Nowadays, having had my share of birthdays and then some, I reluctantly acknowledge that time isn’t on Mick’s side anymore, or ours either. I suppose the years pass the same as they passed when we were five years old, but they sure do seem to pass much more quickly now. When we were five, a year was an eternity. Birthdays were always a lifetime away, and death, well . . . it just never happened.
As we age, cartilage continues to grow our noses and ears into wonderfully grotesque objects while our bones dwindle and become brittle. Like hair, middle- and old-aged cartilage grows everywhere except where we need it to grow, which is in our joints. Have you seen Apple CEO Tim Cook’s profile lately? He has one hell of a nose. It’s long enough to support any kind of eyewear forever. When he blows his nose, the results probably take a good five minutes to come out.
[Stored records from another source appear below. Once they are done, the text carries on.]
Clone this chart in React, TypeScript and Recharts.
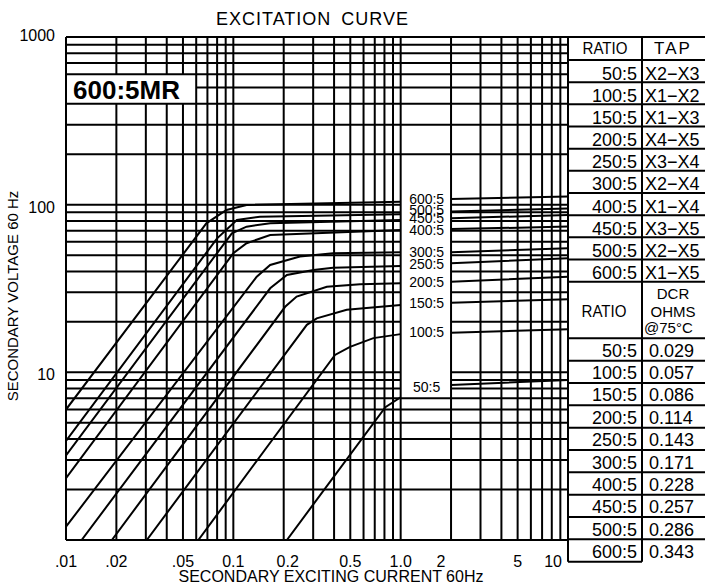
import { LineChart, Line, XAxis, YAxis, ReferenceLine, ReferenceDot } from 'recharts';

const FONT = '"Liberation Sans", Arial, sans-serif';
const INK = '#000';

// axis ticks
const xTicks = [0.01, 0.02, 0.05, 0.1, 0.2, 0.5, 1, 2, 5, 10];
const xTickLabels = ['.01', '.02', '.05', '0.1', '0.2', '0.5', '1.0', '2', '5', '10'];
const yTicks = [10, 100, 1000];

// log paper grid
const xGrid = [0.01, 0.02, 0.03, 0.04, 0.05, 0.06, 0.07, 0.08, 0.09, 0.1, 0.2, 0.3, 0.4, 0.5, 0.6, 0.7, 0.8, 0.9, 1, 2, 3, 4, 5, 6, 7, 8, 9, 10];
const yGrid = [1, 2, 3, 4, 5, 6, 7, 8, 9, 10, 20, 30, 40, 50, 60, 70, 80, 90, 100, 200, 300, 400, 500, 600, 700, 800, 900, 1000];

// excitation curves: [current A, voltage V]
const r600 = [[0.01, 6.0], [0.069, 77.4], [0.091, 93], [0.12, 99.6], [1, 104.2], [2, 108], [10, 112]];
const r500 = [[0.01, 3.9], [0.08, 63], [0.105, 81], [0.144, 84.8], [1, 87.7], [2, 91], [10, 95]];
const r450 = [[0.01, 3.2], [0.098, 67.5], [0.12, 73.9], [0.166, 77.5], [1, 81.1], [2, 83], [10, 86.8]];
const r400 = [[0.01, 2.34], [0.1, 51.3], [0.12, 58.9], [0.166, 65.9], [1, 70.7], [2, 71.5], [10, 74]];
const r300 = [[0.01, 1.2], [0.138, 37.2], [0.166, 43.7], [0.25, 49], [0.394, 51.3], [1, 52], [2, 52], [10, 55]];
const r250 = [[0.0124, 1], [0.166, 31.7], [0.209, 38.1], [0.301, 40.8], [0.394, 42.1], [1, 43.1], [2, 44.7], [10, 47.9]];
const r200 = [[0.0188, 1], [0.204, 24.6], [0.239, 28.3], [0.362, 32.4], [0.572, 33.5], [1, 34], [2, 34.7], [10, 37.2]];
const r150 = [[0.0304, 1], [0.275, 19.2], [0.315, 21], [0.476, 23.6], [1, 25.2], [2, 26], [10, 27.3]];
const r100 = [[0.0618, 1], [0.405, 12.7], [0.498, 14.2], [0.687, 16], [1, 16.9], [2, 17.2], [10, 18.1]];
const r50 = [[0.209, 1], [0.81, 6.2], [1, 7.1], [2, 8.4], [10, 9]];

const curveNames = ['600:5', '500:5', '450:5', '400:5', '300:5', '250:5', '200:5', '150:5', '100:5', '50:5'];
const curves = [r600, r500, r450, r400, r300, r250, r200, r150, r100, r50];
const labelV = [108, 93.5, 83.5, 71, 52.5, 44, 34.4, 25.8, 17.3, 8.2];

// tap / resistance table
const tableRatios = ['50:5', '100:5', '150:5', '200:5', '250:5', '300:5', '400:5', '450:5', '500:5', '600:5'];
const taps = ['X2−X3', 'X1−X2', 'X1−X3', 'X4−X5', 'X3−X4', 'X2−X4', 'X1−X4', 'X3−X5', 'X2−X5', 'X1−X5'];
const dcr = ['0.029', '0.057', '0.086', '0.114', '0.143', '0.171', '0.228', '0.257', '0.286', '0.343'];

// break each curve between 1.0 and 2 where the labels sit
function toPoints(c: number[][]) {
  const out: { x: number; y: number | null }[] = [];
  c.forEach(([x, y], i) => {
    out.push({ x, y });
    if (x === 1 && c[i + 1] && c[i + 1][0] === 2) out.push({ x: 1.5, y: null });
  });
  return out;
}

const LW = 2;

function XTick(props: any) {
  const { x, y, payload } = props;
  const i = xTicks.indexOf(payload.value);
  let dx = 0;
  let anchor = 'middle';
  if (payload.value === 2) dx = -10;
  if (payload.value === 0.2) dx = 4;
  if (payload.value === 10) {
    dx = -6;
    anchor = 'end';
  }
  return (
    <text x={x + dx} y={y + 26.5} textAnchor={anchor} fontSize={16} fontFamily={FONT} fill={INK}>
      {xTickLabels[i] ?? ''}
    </text>
  );
}

function YTick(props: any) {
  const { x, y, payload } = props;
  return (
    <text x={x - 11} y={y + (payload.value === 1000 ? 3.7 : 8)} textAnchor="end" fontSize={16} fontFamily={FONT} fill={INK}>
      {payload.value}
    </text>
  );
}

function gridLines() {
  const els: any[] = [];
  xGrid.forEach((v) => {
    if ([0.02, 0.03, 0.04, 0.05].includes(v)) {
      els.push(<ReferenceLine key={'xa' + v} segment={[{ x: v, y: 1 }, { x: v, y: 400 }]} stroke={INK} strokeWidth={LW} />);
      els.push(<ReferenceLine key={'xb' + v} segment={[{ x: v, y: 600 }, { x: v, y: 1000 }]} stroke={INK} strokeWidth={LW} />);
    } else {
      els.push(<ReferenceLine key={'x' + v} x={v} stroke={INK} strokeWidth={LW} />);
    }
  });
  yGrid.forEach((v) => {
    if (v >= 8 && v <= 100) {
      els.push(<ReferenceLine key={'ya' + v} segment={[{ x: 0.01, y: v }, { x: 1, y: v }]} stroke={INK} strokeWidth={LW} />);
      els.push(<ReferenceLine key={'yb' + v} segment={[{ x: 2, y: v }, { x: 10, y: v }]} stroke={INK} strokeWidth={LW} />);
    } else if (v === 500) {
      els.push(<ReferenceLine key={'y' + v} segment={[{ x: 0.06, y: v }, { x: 10, y: v }]} stroke={INK} strokeWidth={LW} />);
    } else {
      els.push(<ReferenceLine key={'y' + v} y={v} stroke={INK} strokeWidth={LW} />);
    }
  });
  return els;
}

function Table() {
  const L = 568, M = 642, R = 705;
  const upTop = 60, upRow = 22.17;
  const loTop = 338.3, loRow = 22.34;
  const bottom = loTop + 10 * loRow;
  const t = { fontFamily: FONT, fill: INK } as const;
  return (
    <g>
      <line x1={L} y1={37} x2={L} y2={bottom} stroke={INK} strokeWidth={LW} />
      <line x1={M} y1={37} x2={M} y2={bottom} stroke={INK} strokeWidth={LW} />
      <line x1={L} y1={37} x2={R} y2={37} stroke={INK} strokeWidth={LW} />
      {Array.from({ length: 11 }, (_, i) => (
        <line key={'u' + i} x1={L} y1={upTop + i * upRow} x2={R} y2={upTop + i * upRow} stroke={INK} strokeWidth={LW} />
      ))}
      {Array.from({ length: 11 }, (_, i) => (
        <line key={'l' + i} x1={L} y1={loTop + i * loRow} x2={i === 10 ? M : R} y2={loTop + i * loRow} stroke={INK} strokeWidth={LW} />
      ))}
      <text x={605} y={54} textAnchor="middle" fontSize={17} textLength={45} lengthAdjust="spacingAndGlyphs" {...t}>RATIO</text>
      <text x={673} y={54} textAnchor="middle" fontSize={17} letterSpacing={2} {...t}>TAP</text>
      {tableRatios.map((r, i) => (
        <text key={'ur' + i} x={637} y={upTop + i * upRow + 19.5} textAnchor="end" fontSize={18} {...t}>{r}</text>
      ))}
      {taps.map((s, i) => (
        <text key={'tp' + i} x={645} y={upTop + i * upRow + 19.5} fontSize={18} {...t}>{s}</text>
      ))}
      <text x={604} y={316.5} textAnchor="middle" fontSize={16} textLength={45} lengthAdjust="spacingAndGlyphs" {...t}>RATIO</text>
      <text x={673} y={298.5} textAnchor="middle" fontSize={15} {...t}>DCR</text>
      <text x={673} y={316.5} textAnchor="middle" fontSize={15} {...t}>OHMS</text>
      <text x={644} y={333} fontSize={15} {...t}>@75°C</text>
      {tableRatios.map((r, i) => (
        <text key={'lr' + i} x={637} y={loTop + i * loRow + 18.5} textAnchor="end" fontSize={18} {...t}>{r}</text>
      ))}
      {dcr.map((s, i) => (
        <text key={'dc' + i} x={649} y={loTop + i * loRow + 18.5} fontSize={18} {...t}>{s}</text>
      ))}
    </g>
  );
}

export default function App() {
  return (
    <div style={{ position: 'absolute', left: 0, top: 0, width: 705, height: 586, background: '#fff' }}>
      <LineChart width={705} height={586} margin={{ top: 37, right: 137, bottom: 0, left: 0 }}>
        <XAxis
          type="number"
          dataKey="x"
          scale="log"
          domain={[0.01, 10]}
          allowDataOverflow
          ticks={xTicks}
          interval={0}
          height={46}
          axisLine={false}
          tickLine={false}
          tickSize={0}
          tickMargin={0}
          tick={<XTick />}
        />
        <YAxis
          type="number"
          dataKey="y"
          scale="log"
          domain={[1, 1000]}
          allowDataOverflow
          ticks={yTicks}
          interval={0}
          width={66}
          axisLine={false}
          tickLine={false}
          tickSize={0}
          tickMargin={0}
          tick={<YTick />}
        />
        {gridLines()}
        {curves.map((c, i) => (
          <Line
            key={curveNames[i]}
            data={toPoints(c)}
            dataKey="y"
            type="linear"
            stroke={INK}
            strokeWidth={LW}
            dot={false}
            activeDot={false}
            connectNulls={false}
            isAnimationActive={false}
          />
        ))}
        {curveNames.map((n, i) => (
          <ReferenceDot
            key={'lb' + n}
            x={1.43}
            y={labelV[i]}
            r={1}
            fill="none"
            stroke="none"
            label={{ value: n, position: 'center', fill: INK, fontSize: 14, fontFamily: FONT }}
          />
        ))}
      </LineChart>
      <svg width={705} height={586} style={{ position: 'absolute', left: 0, top: 0, pointerEvents: 'none' }}>
        <text x={312.5} y={25} textAnchor="middle" fontSize={18} letterSpacing={1} wordSpacing={4} fontFamily={FONT} fill={INK}>
          EXCITATION CURVE
        </text>
        <text x={73} y={99} fontSize={26} fontWeight="bold" fontFamily={FONT} fill={INK}>600:5MR</text>
        <text x={331} y={581.5} textAnchor="middle" fontSize={16} fontFamily={FONT} fill={INK}>
          SECONDARY EXCITING CURRENT 60Hz
        </text>
        <text
          x={0}
          y={0}
          transform="translate(18.3 296) rotate(-90)"
          textAnchor="middle"
          fontSize={15}
          fontFamily={FONT}
          fill={INK}
        >
          SECONDARY VOLTAGE 60 Hz
        </text>
        <Table />
      </svg>
    </div>
  );
}
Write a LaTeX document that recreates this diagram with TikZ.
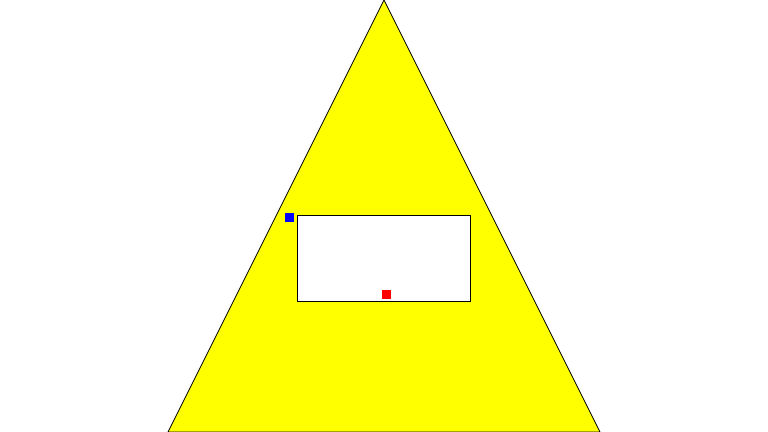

Aches and pains. My aches and pains outnumber the pills I have to combat them. Anymore, I need to take a half bottle of steroids just to get out of bed in the morning. It hurts to get out of bed at 4:30 a.m. on a workday, unless it’s a payday. But I do get out of bed, shower and shave, apply the skin creams, deodorant, and such, down the vitamins and the prescription pills with a shot of grapefruit juice, drink the coffee, put on some sunscreen and a hat for UV protection, and report to the office five days a week—on time. I’m afraid to retire. People have a habit of dying within two years after retiring from the state government office where I work.
Every morning and night for years, I’ve been liberally smearing an array of exotic “miracle” moisturizing creams, skin-bleaching creams, and anti-aging creams on my face, neck, arms, hands, and elsewhere in a futile attempt to look thirty again. The labels on all the creams claim incredible results, but it seems that I’ve only been breaking even. Despite my efforts and the money spent, people still keep asking me when I’m going to retire. Of course, maybe I’d look a lot older than I do if I hadn’t been so diligently using the anti-aging creams over the years. But I could avoid the hassles and the expenses of “dolling up” and kid myself by not looking in the mirror anymore.
Recently, I spent $20 on a 1.7-ounce jar of skin-firming, anti-aging cream whose label claimed that using just one jar as instructed would drop 20 years off my face and neck: “Visible results in days, not months”. After using the one jar as instructed, all I dropped was the $20.
Resveratrol. Resveratrol is the anti-aging answer, I’ve read. That’s the chemical in red wine that supposedly slows aging. I’ve been drinking red wine as if it’s a vitamin. The only problem is that you need to drink a case of red wine a day to ingest enough resveratrol to effectively slow aging. So the question is this: Do we want to live in pain and die looking old later; or do we want to live well and die of cirrhosis of the liver looking young earlier?